— Start of Data segment —

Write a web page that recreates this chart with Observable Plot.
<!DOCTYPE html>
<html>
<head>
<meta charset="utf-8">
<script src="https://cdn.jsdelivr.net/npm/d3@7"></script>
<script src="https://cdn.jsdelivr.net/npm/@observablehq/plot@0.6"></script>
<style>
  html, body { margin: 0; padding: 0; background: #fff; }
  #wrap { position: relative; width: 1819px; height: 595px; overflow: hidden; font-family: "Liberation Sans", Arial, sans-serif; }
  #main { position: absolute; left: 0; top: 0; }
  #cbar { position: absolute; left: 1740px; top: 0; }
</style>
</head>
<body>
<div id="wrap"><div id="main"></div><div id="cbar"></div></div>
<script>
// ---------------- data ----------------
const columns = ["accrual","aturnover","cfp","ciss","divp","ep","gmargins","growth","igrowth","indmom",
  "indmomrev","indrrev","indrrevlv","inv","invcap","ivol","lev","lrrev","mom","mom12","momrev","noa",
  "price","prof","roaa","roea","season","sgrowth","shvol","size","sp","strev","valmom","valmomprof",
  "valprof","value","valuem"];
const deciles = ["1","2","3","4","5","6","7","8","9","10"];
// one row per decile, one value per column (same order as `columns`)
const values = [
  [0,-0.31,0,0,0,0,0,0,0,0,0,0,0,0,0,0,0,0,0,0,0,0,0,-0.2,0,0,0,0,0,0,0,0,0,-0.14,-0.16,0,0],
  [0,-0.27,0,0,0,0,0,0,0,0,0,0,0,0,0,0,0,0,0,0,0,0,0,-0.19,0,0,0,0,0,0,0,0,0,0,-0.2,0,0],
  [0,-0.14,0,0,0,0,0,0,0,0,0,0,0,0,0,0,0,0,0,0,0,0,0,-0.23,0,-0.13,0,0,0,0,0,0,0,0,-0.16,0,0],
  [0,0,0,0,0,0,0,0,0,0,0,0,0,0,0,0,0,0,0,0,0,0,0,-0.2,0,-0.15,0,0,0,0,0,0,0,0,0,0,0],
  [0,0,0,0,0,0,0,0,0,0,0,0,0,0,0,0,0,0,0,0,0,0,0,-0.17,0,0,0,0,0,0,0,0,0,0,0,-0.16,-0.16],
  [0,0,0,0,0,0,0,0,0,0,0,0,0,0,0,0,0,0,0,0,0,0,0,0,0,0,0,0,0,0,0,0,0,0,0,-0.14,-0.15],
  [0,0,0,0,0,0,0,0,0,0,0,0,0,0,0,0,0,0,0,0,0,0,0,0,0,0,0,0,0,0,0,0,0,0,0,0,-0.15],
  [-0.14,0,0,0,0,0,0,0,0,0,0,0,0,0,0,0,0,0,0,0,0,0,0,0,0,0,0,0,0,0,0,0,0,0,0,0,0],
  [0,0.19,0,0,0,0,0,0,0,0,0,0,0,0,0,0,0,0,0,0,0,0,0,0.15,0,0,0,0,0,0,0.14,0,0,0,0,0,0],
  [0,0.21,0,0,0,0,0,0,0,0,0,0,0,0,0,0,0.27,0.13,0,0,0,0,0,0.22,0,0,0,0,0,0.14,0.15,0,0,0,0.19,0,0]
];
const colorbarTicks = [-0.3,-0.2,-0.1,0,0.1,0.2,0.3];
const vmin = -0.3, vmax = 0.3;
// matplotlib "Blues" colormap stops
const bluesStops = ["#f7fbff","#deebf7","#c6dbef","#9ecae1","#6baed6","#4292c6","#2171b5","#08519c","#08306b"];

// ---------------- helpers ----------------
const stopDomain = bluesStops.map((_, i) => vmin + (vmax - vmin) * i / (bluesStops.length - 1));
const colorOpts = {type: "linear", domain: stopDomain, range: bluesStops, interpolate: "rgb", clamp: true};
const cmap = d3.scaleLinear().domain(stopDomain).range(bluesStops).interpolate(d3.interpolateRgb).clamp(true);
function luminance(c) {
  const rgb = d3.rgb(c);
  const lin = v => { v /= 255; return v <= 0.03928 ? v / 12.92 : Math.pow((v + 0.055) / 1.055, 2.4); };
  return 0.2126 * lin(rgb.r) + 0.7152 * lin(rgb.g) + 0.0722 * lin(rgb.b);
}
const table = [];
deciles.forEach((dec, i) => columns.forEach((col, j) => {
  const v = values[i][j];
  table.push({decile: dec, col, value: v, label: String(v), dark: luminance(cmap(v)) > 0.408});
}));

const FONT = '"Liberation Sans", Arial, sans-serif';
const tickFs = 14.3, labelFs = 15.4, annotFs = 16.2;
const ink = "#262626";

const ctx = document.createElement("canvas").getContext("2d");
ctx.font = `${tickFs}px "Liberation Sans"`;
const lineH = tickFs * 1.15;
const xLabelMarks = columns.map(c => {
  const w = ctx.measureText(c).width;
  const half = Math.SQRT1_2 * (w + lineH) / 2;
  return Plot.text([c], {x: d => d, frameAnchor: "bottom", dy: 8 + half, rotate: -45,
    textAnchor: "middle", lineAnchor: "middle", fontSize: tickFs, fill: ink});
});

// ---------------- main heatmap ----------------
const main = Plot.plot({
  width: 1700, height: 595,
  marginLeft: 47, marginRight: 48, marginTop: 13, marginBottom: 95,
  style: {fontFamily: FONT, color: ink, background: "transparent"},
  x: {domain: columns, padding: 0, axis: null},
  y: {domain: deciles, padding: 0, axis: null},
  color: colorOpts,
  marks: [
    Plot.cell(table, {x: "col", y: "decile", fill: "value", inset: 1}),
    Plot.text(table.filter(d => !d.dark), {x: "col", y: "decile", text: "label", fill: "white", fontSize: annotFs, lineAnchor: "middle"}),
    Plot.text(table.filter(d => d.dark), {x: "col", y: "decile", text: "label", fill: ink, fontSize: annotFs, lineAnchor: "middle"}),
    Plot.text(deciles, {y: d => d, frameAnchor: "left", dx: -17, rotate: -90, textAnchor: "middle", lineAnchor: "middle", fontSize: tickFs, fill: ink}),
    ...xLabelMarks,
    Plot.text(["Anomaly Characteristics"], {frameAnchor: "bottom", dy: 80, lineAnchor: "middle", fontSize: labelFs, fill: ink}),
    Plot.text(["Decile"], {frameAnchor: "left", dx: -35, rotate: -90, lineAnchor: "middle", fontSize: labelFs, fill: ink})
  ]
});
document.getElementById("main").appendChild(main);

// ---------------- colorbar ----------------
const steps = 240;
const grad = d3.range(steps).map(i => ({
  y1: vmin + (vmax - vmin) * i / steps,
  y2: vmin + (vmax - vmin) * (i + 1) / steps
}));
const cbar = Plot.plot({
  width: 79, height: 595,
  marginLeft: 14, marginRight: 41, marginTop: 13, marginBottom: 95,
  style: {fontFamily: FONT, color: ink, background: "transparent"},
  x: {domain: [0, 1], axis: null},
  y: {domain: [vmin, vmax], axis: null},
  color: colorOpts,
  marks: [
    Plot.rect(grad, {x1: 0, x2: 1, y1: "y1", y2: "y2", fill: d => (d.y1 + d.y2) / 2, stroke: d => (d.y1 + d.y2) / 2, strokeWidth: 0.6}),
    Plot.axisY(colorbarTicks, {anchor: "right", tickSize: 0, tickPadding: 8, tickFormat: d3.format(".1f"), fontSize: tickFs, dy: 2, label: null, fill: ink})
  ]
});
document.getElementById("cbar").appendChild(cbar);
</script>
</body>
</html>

— End of Data segment —

• **Instructions for the task**
Copy out the whole listing exactly as written.

• **The completed task**
Write a web page that recreates this chart with Observable Plot.
<!DOCTYPE html>
<html>
<head>
<meta charset="utf-8">
<script src="https://cdn.jsdelivr.net/npm/d3@7"></script>
<script src="https://cdn.jsdelivr.net/npm/@observablehq/plot@0.6"></script>
<style>
  html, body { margin: 0; padding: 0; background: #fff; }
  #wrap { position: relative; width: 1819px; height: 595px; overflow: hidden; font-family: "Liberation Sans", Arial, sans-serif; }
  #main { position: absolute; left: 0; top: 0; }
  #cbar { position: absolute; left: 1740px; top: 0; }
</style>
</head>
<body>
<div id="wrap"><div id="main"></div><div id="cbar"></div></div>
<script>
// ---------------- data ----------------
const columns = ["accrual","aturnover","cfp","ciss","divp","ep","gmargins","growth","igrowth","indmom",
  "indmomrev","indrrev","indrrevlv","inv","invcap","ivol","lev","lrrev","mom","mom12","momrev","noa",
  "price","prof","roaa","roea","season","sgrowth","shvol","size","sp","strev","valmom","valmomprof",
  "valprof","value","valuem"];
const deciles = ["1","2","3","4","5","6","7","8","9","10"];
// one row per decile, one value per column (same order as `columns`)
const values = [
  [0,-0.31,0,0,0,0,0,0,0,0,0,0,0,0,0,0,0,0,0,0,0,0,0,-0.2,0,0,0,0,0,0,0,0,0,-0.14,-0.16,0,0],
  [0,-0.27,0,0,0,0,0,0,0,0,0,0,0,0,0,0,0,0,0,0,0,0,0,-0.19,0,0,0,0,0,0,0,0,0,0,-0.2,0,0],
  [0,-0.14,0,0,0,0,0,0,0,0,0,0,0,0,0,0,0,0,0,0,0,0,0,-0.23,0,-0.13,0,0,0,0,0,0,0,0,-0.16,0,0],
  [0,0,0,0,0,0,0,0,0,0,0,0,0,0,0,0,0,0,0,0,0,0,0,-0.2,0,-0.15,0,0,0,0,0,0,0,0,0,0,0],
  [0,0,0,0,0,0,0,0,0,0,0,0,0,0,0,0,0,0,0,0,0,0,0,-0.17,0,0,0,0,0,0,0,0,0,0,0,-0.16,-0.16],
  [0,0,0,0,0,0,0,0,0,0,0,0,0,0,0,0,0,0,0,0,0,0,0,0,0,0,0,0,0,0,0,0,0,0,0,-0.14,-0.15],
  [0,0,0,0,0,0,0,0,0,0,0,0,0,0,0,0,0,0,0,0,0,0,0,0,0,0,0,0,0,0,0,0,0,0,0,0,-0.15],
  [-0.14,0,0,0,0,0,0,0,0,0,0,0,0,0,0,0,0,0,0,0,0,0,0,0,0,0,0,0,0,0,0,0,0,0,0,0,0],
  [0,0.19,0,0,0,0,0,0,0,0,0,0,0,0,0,0,0,0,0,0,0,0,0,0.15,0,0,0,0,0,0,0.14,0,0,0,0,0,0],
  [0,0.21,0,0,0,0,0,0,0,0,0,0,0,0,0,0,0.27,0.13,0,0,0,0,0,0.22,0,0,0,0,0,0.14,0.15,0,0,0,0.19,0,0]
];
const colorbarTicks = [-0.3,-0.2,-0.1,0,0.1,0.2,0.3];
const vmin = -0.3, vmax = 0.3;
// matplotlib "Blues" colormap stops
const bluesStops = ["#f7fbff","#deebf7","#c6dbef","#9ecae1","#6baed6","#4292c6","#2171b5","#08519c","#08306b"];

// ---------------- helpers ----------------
const stopDomain = bluesStops.map((_, i) => vmin + (vmax - vmin) * i / (bluesStops.length - 1));
const colorOpts = {type: "linear", domain: stopDomain, range: bluesStops, interpolate: "rgb", clamp: true};
const cmap = d3.scaleLinear().domain(stopDomain).range(bluesStops).interpolate(d3.interpolateRgb).clamp(true);
function luminance(c) {
  const rgb = d3.rgb(c);
  const lin = v => { v /= 255; return v <= 0.03928 ? v / 12.92 : Math.pow((v + 0.055) / 1.055, 2.4); };
  return 0.2126 * lin(rgb.r) + 0.7152 * lin(rgb.g) + 0.0722 * lin(rgb.b);
}
const table = [];
deciles.forEach((dec, i) => columns.forEach((col, j) => {
  const v = values[i][j];
  table.push({decile: dec, col, value: v, label: String(v), dark: luminance(cmap(v)) > 0.408});
}));

const FONT = '"Liberation Sans", Arial, sans-serif';
const tickFs = 14.3, labelFs = 15.4, annotFs = 16.2;
const ink = "#262626";

const ctx = document.createElement("canvas").getContext("2d");
ctx.font = `${tickFs}px "Liberation Sans"`;
const lineH = tickFs * 1.15;
const xLabelMarks = columns.map(c => {
  const w = ctx.measureText(c).width;
  const half = Math.SQRT1_2 * (w + lineH) / 2;
  return Plot.text([c], {x: d => d, frameAnchor: "bottom", dy: 8 + half, rotate: -45,
    textAnchor: "middle", lineAnchor: "middle", fontSize: tickFs, fill: ink});
});

// ---------------- main heatmap ----------------
const main = Plot.plot({
  width: 1700, height: 595,
  marginLeft: 47, marginRight: 48, marginTop: 13, marginBottom: 95,
  style: {fontFamily: FONT, color: ink, background: "transparent"},
  x: {domain: columns, padding: 0, axis: null},
  y: {domain: deciles, padding: 0, axis: null},
  color: colorOpts,
  marks: [
    Plot.cell(table, {x: "col", y: "decile", fill: "value", inset: 1}),
    Plot.text(table.filter(d => !d.dark), {x: "col", y: "decile", text: "label", fill: "white", fontSize: annotFs, lineAnchor: "middle"}),
    Plot.text(table.filter(d => d.dark), {x: "col", y: "decile", text: "label", fill: ink, fontSize: annotFs, lineAnchor: "middle"}),
    Plot.text(deciles, {y: d => d, frameAnchor: "left", dx: -17, rotate: -90, textAnchor: "middle", lineAnchor: "middle", fontSize: tickFs, fill: ink}),
    ...xLabelMarks,
    Plot.text(["Anomaly Characteristics"], {frameAnchor: "bottom", dy: 80, lineAnchor: "middle", fontSize: labelFs, fill: ink}),
    Plot.text(["Decile"], {frameAnchor: "left", dx: -35, rotate: -90, lineAnchor: "middle", fontSize: labelFs, fill: ink})
  ]
});
document.getElementById("main").appendChild(main);

// ---------------- colorbar ----------------
const steps = 240;
const grad = d3.range(steps).map(i => ({
  y1: vmin + (vmax - vmin) * i / steps,
  y2: vmin + (vmax - vmin) * (i + 1) / steps
}));
const cbar = Plot.plot({
  width: 79, height: 595,
  marginLeft: 14, marginRight: 41, marginTop: 13, marginBottom: 95,
  style: {fontFamily: FONT, color: ink, background: "transparent"},
  x: {domain: [0, 1], axis: null},
  y: {domain: [vmin, vmax], axis: null},
  color: colorOpts,
  marks: [
    Plot.rect(grad, {x1: 0, x2: 1, y1: "y1", y2: "y2", fill: d => (d.y1 + d.y2) / 2, stroke: d => (d.y1 + d.y2) / 2, strokeWidth: 0.6}),
    Plot.axisY(colorbarTicks, {anchor: "right", tickSize: 0, tickPadding: 8, tickFormat: d3.format(".1f"), fontSize: tickFs, dy: 2, label: null, fill: ink})
  ]
});
document.getElementById("cbar").appendChild(cbar);
</script>
</body>
</html>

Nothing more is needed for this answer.